7.2 Needs are concentrated in areas of high deprivation and specific groups but we also recognize that families with needs are also spread throughout whole populations. The analysis of families' postcodes identifies families in need of support in areas with low deprivation scores. It is the experience of Home-Start that in order to reach the most vulnerable with preventative support an open universal service which is perceived as non judgemental enables those with needs, whether from an area of high deprivation, or not, to access support. The following is a quote from a mother supported in her local community by several services. It illustrates the importance of the relationship developed with a vulnerable family and the approach taken to engage and maintain that relationship with families who are sometimes reluctant to use services. This mother, through very changed circumstances, developed very pressing needs:

"I never expected to need the support of Home-Start. I was educated, well off and an active member of my community. Within a year I lost everything and plunged into a nightmare. My alcoholic husband lost his job and became abusive to me and our small children...............We live near one of the best Sure Start children's centres in the country and have received invaluable help from the staff there, but for Polly, Maisy and myself the Home-Start Drop Ins were of greater support. Have you ever been outside on a cold, grey night and wished you could be warm inside one of the cosy-looking houses? Our Home-Start Drop In is like entering that golden space and finding unconditional welcome and non-judgemental friendship. After our first visit, Polly refused to go back to any of the other groups we had tried (even though many of them, with more funding, had better facilities and newer toys)".

 

7.3 Gaining and maintaining engagement with 'hard to reach or out of reach' families takes time, resources and the expertise of staff and volunteers gained from years of experience. Volunteers have a particular role in building relationships with reluctant users because they are volunteers. An independent evaluation of a Home-Start scheme referred to the added value of having a volunteer providing the family support: "developing and maintaining a trusting relationship with someone who has not simply been allocated to them; who has no professional title or uniform; and who has no agenda to pursue other than that which has been agreed with the family, is what works for them.

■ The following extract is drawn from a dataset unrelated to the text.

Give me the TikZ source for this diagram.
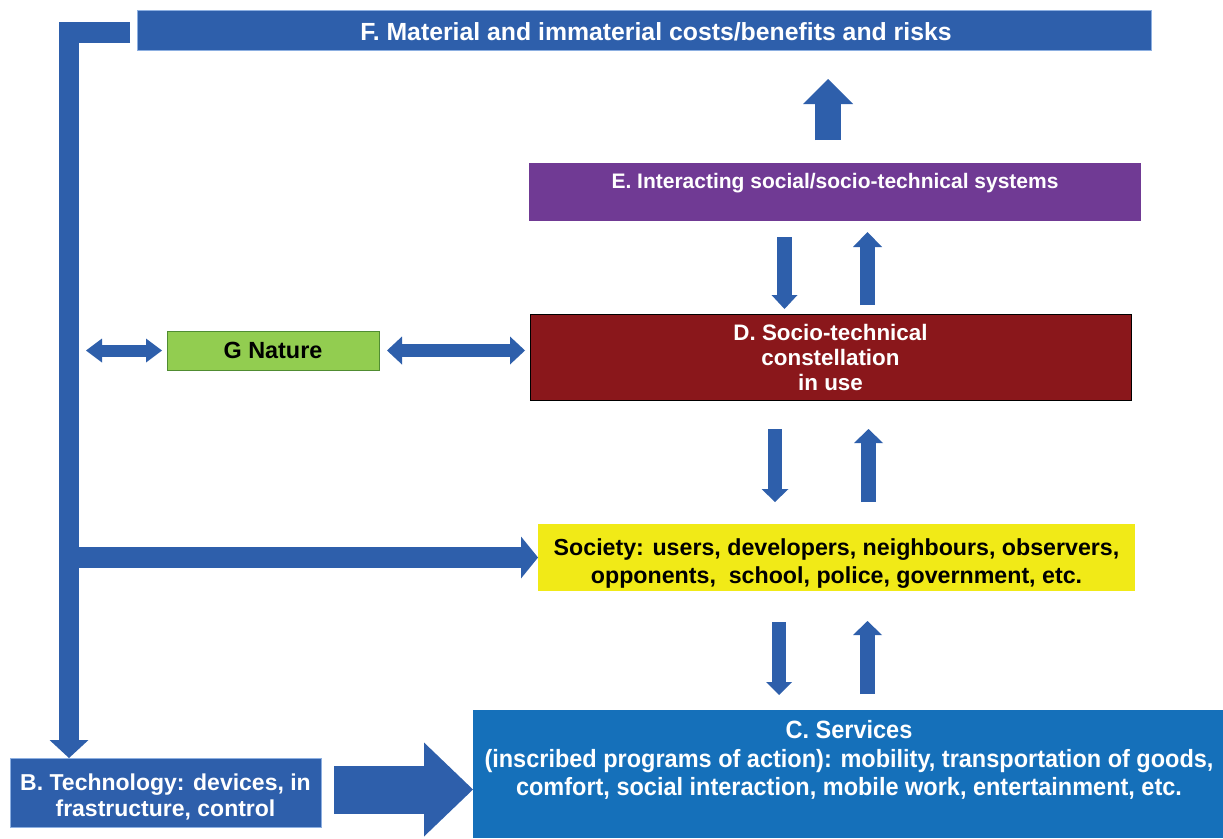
\documentclass[tikz,border=0pt]{standalone}
\usepackage{fontspec}
\setmainfont{Liberation Sans}
\newfontfamily\narrowf{Liberation Sans}[FakeStretch=0.94]
\usetikzlibrary{arrows.meta,calc}
\definecolor{ablue}{RGB}{46,95,171}
\definecolor{ablight}{RGB}{140,175,225}
\definecolor{cblue}{RGB}{21,112,186}
\definecolor{syellow}{RGB}{241,234,23}
\definecolor{epurple}{RGB}{112,58,148}
\definecolor{dred}{RGB}{138,23,27}
\definecolor{ngreen}{RGB}{146,205,80}
\definecolor{ngreendark}{RGB}{80,140,50}
\newcommand{\fsz}[2]{\fontsize{#1}{#2}\selectfont}
\begin{document}
\begin{tikzpicture}[x=1pt,y=-1pt,
  box/.style={inner sep=0pt, outer sep=0pt, anchor=north west, align=center},
  barrow/.style n args={3}{draw=ablue, line width=#1, -{Triangle[length=#3,width=#2,line width=0pt]}},
  dbarrow/.style n args={3}{draw=ablue, line width=#1, {Triangle[length=#3,width=#2,line width=0pt]}-{Triangle[length=#3,width=#2,line width=0pt]}}
]
\useasboundingbox (0,0) rectangle (1223,838);
\fill[white] (0,0) rectangle (1223,838);

% boxes
\node[box, fill=ablue, draw=ablight, line width=0.6pt, minimum width=1014pt, minimum height=40pt, text=white, font=\bfseries\fsz{24.8}{28}] (F) at (137,10) {\rule{0pt}{21pt}\hspace*{24pt}F. Material and immaterial costs/benefits and risks};
\node[box, fill=epurple, minimum width=612pt, minimum height=58pt, text=white, font=\bfseries\fsz{21}{25}, text height=16pt, text depth=24pt] (E) at (529,163) {E. Interacting social/socio-technical systems};
\node[box, fill=dred, draw=black, line width=1pt, minimum width=601pt, minimum height=86pt, text=white, font=\bfseries\fsz{22.4}{25}] (D) at (530,314) {D. Socio-technical\\constellation\\in use};
\node[box, fill=syellow, minimum width=597pt, minimum height=67pt, font=\bfseries\fsz{23.2}{28}] (Soc) at (538,524) {\rule{0pt}{29pt}Society: users, developers, neighbours, observers,\\opponents,\ \ school, police, government, etc.};
\node[box, fill=ngreen, draw=ngreendark, line width=1pt, minimum width=212pt, minimum height=39pt, font=\bfseries\fsz{23.4}{26}] (G) at (167,331) {G Nature};
\node[box, fill=ablue, draw=ablight, line width=0.6pt, minimum width=311pt, minimum height=69pt, text=white, font=\bfseries\fsz{23}{26}] (B) at (10,758) {\rule{0pt}{25pt}B. Technology: devices, in\\frastructure, control};
\node[box, fill=cblue, minimum width=750pt, minimum height=128pt] (C) at (473,710) {};
\node[inner sep=0pt, align=center, text=white, font=\narrowf\bfseries\fsz{25}{28.5}] (Ct) at (849,760) {C. Services\\(inscribed programs of action): mobility, transportation of goods,\\comfort, social interaction, mobile work, entertainment, etc.};

% left feedback line from F
\coordinate (Ltop) at (130,32.5);
\coordinate (Lc) at (69,32.5);
\draw[barrow={20.5pt}{39pt}{18pt}, line join=miter] (Ltop) -- (Lc) -- (Lc |- B.north);
\draw[barrow={21pt}{42pt}{17pt}] (Lc |- Soc.west) -- (Soc.west);

% nature double arrows
\draw[dbarrow={12pt}{24pt}{16pt}] ($(Lc |- G.west)+(17,0)$) -- ($(G.west)+(-5,0)$);
\draw[dbarrow={13pt}{28pt}{15pt}] ($(G.east)+(8,0)$) -- ($(D.west |- G.east)+(-5,0)$);

% B to C
\coordinate (Bc) at ($(B.east)+(13,-3)$);
\draw[barrow={48pt}{94pt}{49pt}] (Bc) -- (Bc -| C.west);

% vertical arrows
\coordinate (xf) at (828,0);
\coordinate (xa) at (784.5,0);
\coordinate (xb) at (867.5,0);
\coordinate (xc) at (775,0);
\coordinate (xd) at (868.5,0);
\coordinate (xe) at (779,0);
\coordinate (xg) at (867.5,0);
\draw[barrow={26pt}{50pt}{25pt}] ($(xf |- E.north)+(0,-23)$) -- ($(xf |- F.south)+(0,29)$);
\draw[barrow={15pt}{26pt}{14pt}] ($(xa |- E.south)+(0,16)$) -- ($(xa |- D.north)+(0,-5)$);
\draw[barrow={15pt}{29pt}{15pt}] ($(xb |- D.north)+(0,-9)$) -- ($(xb |- E.south)+(0,11)$);
\draw[barrow={14pt}{27pt}{13pt}] ($(xc |- D.south)+(0,29)$) -- ($(xc |- Soc.north)+(0,-22)$);
\draw[barrow={15pt}{29pt}{14pt}] ($(xd |- Soc.north)+(0,-22)$) -- ($(xd |- D.south)+(0,29)$);
\draw[barrow={14pt}{26pt}{13pt}] ($(xe |- Soc.south)+(0,31)$) -- ($(xe |- C.north)+(0,-15)$);
\draw[barrow={15pt}{29pt}{14pt}] ($(xg |- C.north)+(0,-16)$) -- ($(xg |- Soc.south)+(0,30)$);
\end{tikzpicture}
\end{document}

It is this voluntary relationship in which they [the family] will invest to help them make significant changes in their lives". It is now being recognized more broadly that volunteers can play and do play a very valuable role in supporting families with complex needs.

 

 

8. Recommendations for Action:

 

8.1 All Children's Centres have funded relationships with Home-Start schemes which take into account full cost recovery for delivery of a population wide universal home based service rather than spot purchasing individual family support.

 

8.2 The strategic aims, management and commissioning plans of Children's Centres incorporate the expertise of medium/small voluntary organizations and volunteers in providing local family support.

 

8.3 The workforce development undertaken by the voluntary sector which contributes to the provision of highly skilled and experienced family support workers required for Children's Centre is recognized and funded.

 

8.4 The outreach work undertaken for Children's Centres by other agencies is identified within the Children's Centres' performance measures as an indicator of the partnership work being undertaken.